**TASK STATEMENT:** Starting at the first line of the listing below, retype each line up to and including the one that contains "color(25bp)=(bgbot); color(37bp)=(bglow); color(50bp)=(bgmid);". Leave pictures out.

**MATERIAL:**
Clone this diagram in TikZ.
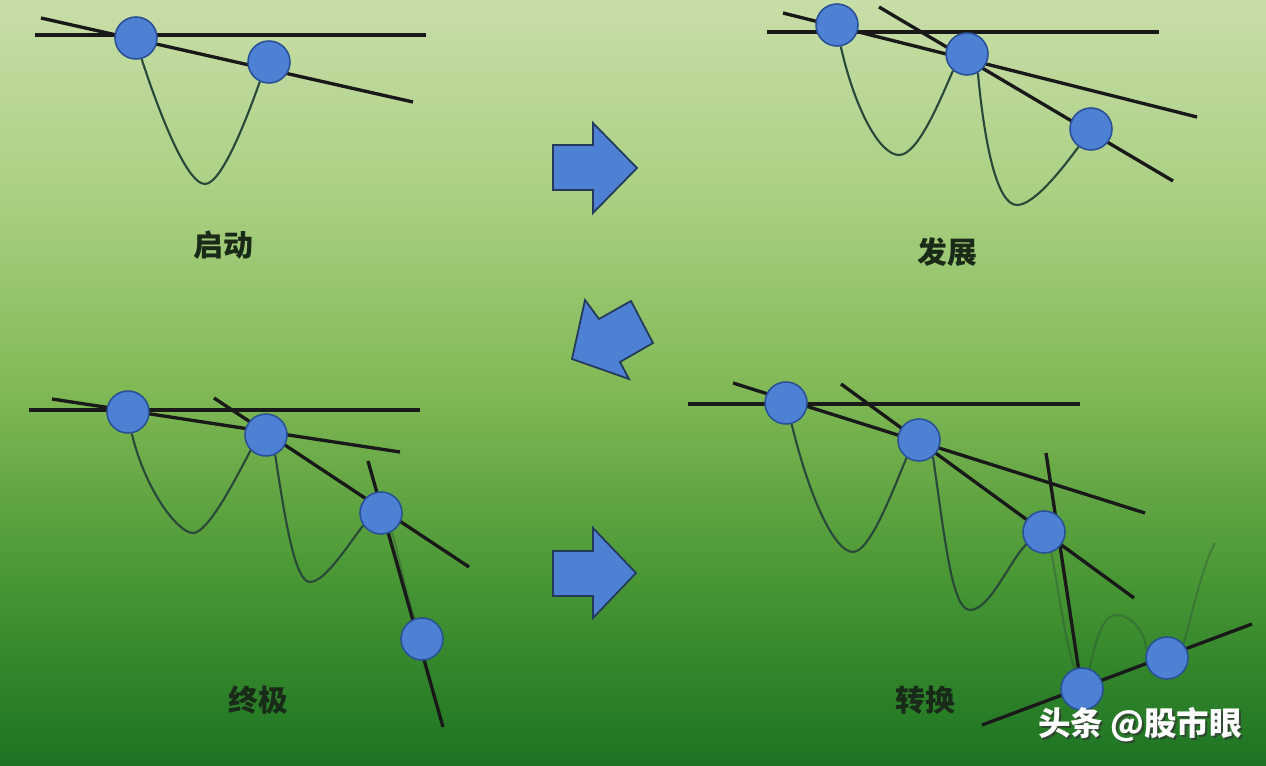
\documentclass[tikz,border=0pt]{standalone}
\usepackage{fontspec}
\newfontfamily\cjk{Noto Sans CJK SC}
\usetikzlibrary{backgrounds}

\definecolor{bgtop}{RGB}{200,222,168}
\definecolor{bghigh}{RGB}{170,207,130}
\definecolor{bgmid}{RGB}{130,186,86}
\definecolor{bglow}{RGB}{72,150,52}
\definecolor{bgbot}{RGB}{28,115,34}
\definecolor{dotblue}{RGB}{78,128,212}
\definecolor{dotedge}{RGB}{42,80,150}
\definecolor{arrowedge}{RGB}{35,58,90}
\definecolor{wavecol}{RGB}{40,72,58}
\definecolor{labelcol}{RGB}{25,42,25}

\pgfdeclareverticalshading{meadow}{100bp}{color(0bp)=(bgbot); color(25bp)=(bgbot); color(37bp)=(bglow); color(50bp)=(bgmid); color(62bp)=(bghigh); color(75bp)=(bgtop); color(100bp)=(bgtop)}

\begin{document}
\begin{tikzpicture}[
    x=0.02cm, y=-0.02cm,
    every node/.style={font=\cjk},
    pivot/.style={
        circle,
        fill=dotblue,
        draw=dotedge,
        line width=0.9pt,
        minimum size=0.84cm,
        inner sep=0pt
    },
    trend/.style={
        line width=1.9pt,
        draw=black!90
    },
    wave/.style={
        line width=1.2pt,
        draw=wavecol
    },
    faint/.style={
        wave,
        draw opacity=0.35
    },
    stage/.style={
        font=\cjk\bfseries\fontsize{17}{20}\selectfont,
        text=labelcol
    },
    bigarrow/.style={
        fill=dotblue,
        draw=arrowedge,
        line width=1pt,
        line join=miter
    },
    wmtext/.style={
        font=\cjk\bfseries\fontsize{18.5}{22}\selectfont,
        text=white
    }
]
\useasboundingbox (0,0) rectangle (1266,766);

% Background
\begin{scope}[on background layer]
    \fill[shading=meadow] (0,0) rectangle (1266,766);
\end{scope}

% Pivot points
\node[pivot] (p1a) at (136,38) {};
\node[pivot] (p1b) at (269,62) {};

\node[pivot] (p2a) at (837,25) {};
\node[pivot] (p2b) at (967,54) {};
\node[pivot] (p2c) at (1091,129) {};

\node[pivot] (p3a) at (128,412) {};
\node[pivot] (p3b) at (266,435) {};
\node[pivot] (p3c) at (381,513) {};
\node[pivot] (p3d) at (422,639) {};

\node[pivot] (p4a) at (786,403) {};
\node[pivot] (p4b) at (919,440) {};
\node[pivot] (p4c) at (1044,532) {};
\node[pivot] (p4d) at (1082,689) {};
\node[pivot] (p4e) at (1167,658) {};

% Line ends and troughs
\coordinate (h1w) at (35,35);    \coordinate (h1e) at (426,35);
\coordinate (s1w) at (41,18);    \coordinate (s1e) at (413,102);
\coordinate (t1) at (205,184);

\coordinate (h2w) at (767,32);   \coordinate (h2e) at (1159,32);
\coordinate (s2w) at (783,13);   \coordinate (s2e) at (1197,117);
\coordinate (r2w) at (879,7);    \coordinate (r2e) at (1173,181);
\coordinate (t2a) at (899,155);  \coordinate (t2b) at (1017,205);

\coordinate (h3w) at (29,410);   \coordinate (h3e) at (420,410);
\coordinate (s3w) at (52,399);   \coordinate (s3e) at (400,452);
\coordinate (r3w) at (214,398);  \coordinate (r3e) at (469,567);
\coordinate (q3n) at (368,461);  \coordinate (q3s) at (443,727);
\coordinate (t3a) at (193,533);  \coordinate (t3b) at (310,582);

\coordinate (h4w) at (688,404);  \coordinate (h4e) at (1080,404);
\coordinate (s4w) at (733,383);  \coordinate (s4e) at (1145,513);
\coordinate (r4w) at (841,384);  \coordinate (r4e) at (1134,598);
\coordinate (q4n) at (1046,453); \coordinate (q4s) at (1079,672);
\coordinate (u4w) at (982,725);  \coordinate (u4e) at (1252,624);
\coordinate (t4a) at (853,552);  \coordinate (t4b) at (970,610);
\coordinate (t4c) at (1117,615); \coordinate (t4d) at (1215,543);

\begin{scope}[on background layer]
    % Price curves
    \draw[wave] (p1a.-75) .. controls (155,100) and (185,184) .. (t1)
        .. controls (222,184) and (248,115) .. (p1b.-115);

    \draw[wave] (p2a.-80) .. controls (855,110) and (880,155) .. (t2a)
        .. controls (918,155) and (940,100) .. (p2b.-130);
    \draw[wave] (p2b.-60) .. controls (985,150) and (998,205) .. (t2b)
        .. controls (1035,205) and (1065,165) .. (p2c.-125);

    \draw[wave] (p3a.-80) .. controls (145,490) and (178,533) .. (t3a)
        .. controls (208,533) and (235,480) .. (p3b.-135);
    \draw[wave] (p3b.-65) .. controls (285,520) and (295,582) .. (t3b)
        .. controls (325,582) and (348,545) .. (p3c.-145);
    \draw[faint] (p3c.-60) .. controls (400,560) and (405,590) .. (p3d.110);

    \draw[wave] (p4a.-75) .. controls (810,500) and (835,552) .. (t4a)
        .. controls (870,552) and (893,490) .. (p4b.-125);
    \draw[wave] (p4b.-50) .. controls (945,540) and (952,610) .. (t4b)
        .. controls (990,610) and (1010,560) .. (p4c.-145);
    \draw[faint] (p4c.-70) .. controls (1060,600) and (1065,640) .. (p4d.110);
    \draw[faint] (p4d.70) .. controls (1098,630) and (1105,615) .. (t4c)
        .. controls (1130,615) and (1145,630) .. (p4e.160);
    \draw[faint] (p4e.40) .. controls (1195,600) and (1205,560) .. (t4d);

    % Trend lines
    \draw[trend] (h1w) -- (h1e);
    \draw[trend] (s1w) -- (s1e);

    \draw[trend] (h2w) -- (h2e);
    \draw[trend] (s2w) -- (s2e);
    \draw[trend] (r2w) -- (r2e);

    \draw[trend] (h3w) -- (h3e);
    \draw[trend] (s3w) -- (s3e);
    \draw[trend] (r3w) -- (r3e);
    \draw[trend] (q3n) -- (q3s);

    \draw[trend] (h4w) -- (h4e);
    \draw[trend] (s4w) -- (s4e);
    \draw[trend] (r4w) -- (r4e);
    \draw[trend] (q4n) -- (q4s);
    \draw[trend] (u4w) -- (u4e);
\end{scope}

% Stage labels
\node[stage] (start) at (223,245) {启动};
\node[stage] (grow) at (947,252) {发展};
\node[stage] (final) at (258,700) {终极};
\node[stage] (turn) at (925,700) {转换};

% Block arrows
\draw[bigarrow] (553,145) -- (593,145) -- (593,123) -- (637,168)
    -- (593,213) -- (593,190) -- (553,190) -- cycle;
\draw[bigarrow] (572,359) -- (585,300) -- (599,319) -- (631,301)
    -- (653,343) -- (620,362) -- (629,379) -- cycle;
\draw[bigarrow] (553,551) -- (593,551) -- (593,528) -- (636,573)
    -- (593,618) -- (593,596) -- (553,596) -- cycle;

% Watermark
\node[wmtext, text=black!80, opacity=0.7] (wmshade) at (1142,727) {头条 @股市眼};
\node[wmtext] (wm) at (1140,725) {头条 @股市眼};

\end{tikzpicture}
\end{document}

**EXERCISE RESULT:**
Clone this diagram in TikZ.
\documentclass[tikz,border=0pt]{standalone}
\usepackage{fontspec}
\newfontfamily\cjk{Noto Sans CJK SC}
\usetikzlibrary{backgrounds}

\definecolor{bgtop}{RGB}{200,222,168}
\definecolor{bghigh}{RGB}{170,207,130}
\definecolor{bgmid}{RGB}{130,186,86}
\definecolor{bglow}{RGB}{72,150,52}
\definecolor{bgbot}{RGB}{28,115,34}
\definecolor{dotblue}{RGB}{78,128,212}
\definecolor{dotedge}{RGB}{42,80,150}
\definecolor{arrowedge}{RGB}{35,58,90}
\definecolor{wavecol}{RGB}{40,72,58}
\definecolor{labelcol}{RGB}{25,42,25}

\pgfdeclareverticalshading{meadow}{100bp}{color(0bp)=(bgbot); color(25bp)=(bgbot); color(37bp)=(bglow); color(50bp)=(bgmid); color(62bp)=(bghigh); color(75bp)=(bgtop); color(100bp)=(bgtop)}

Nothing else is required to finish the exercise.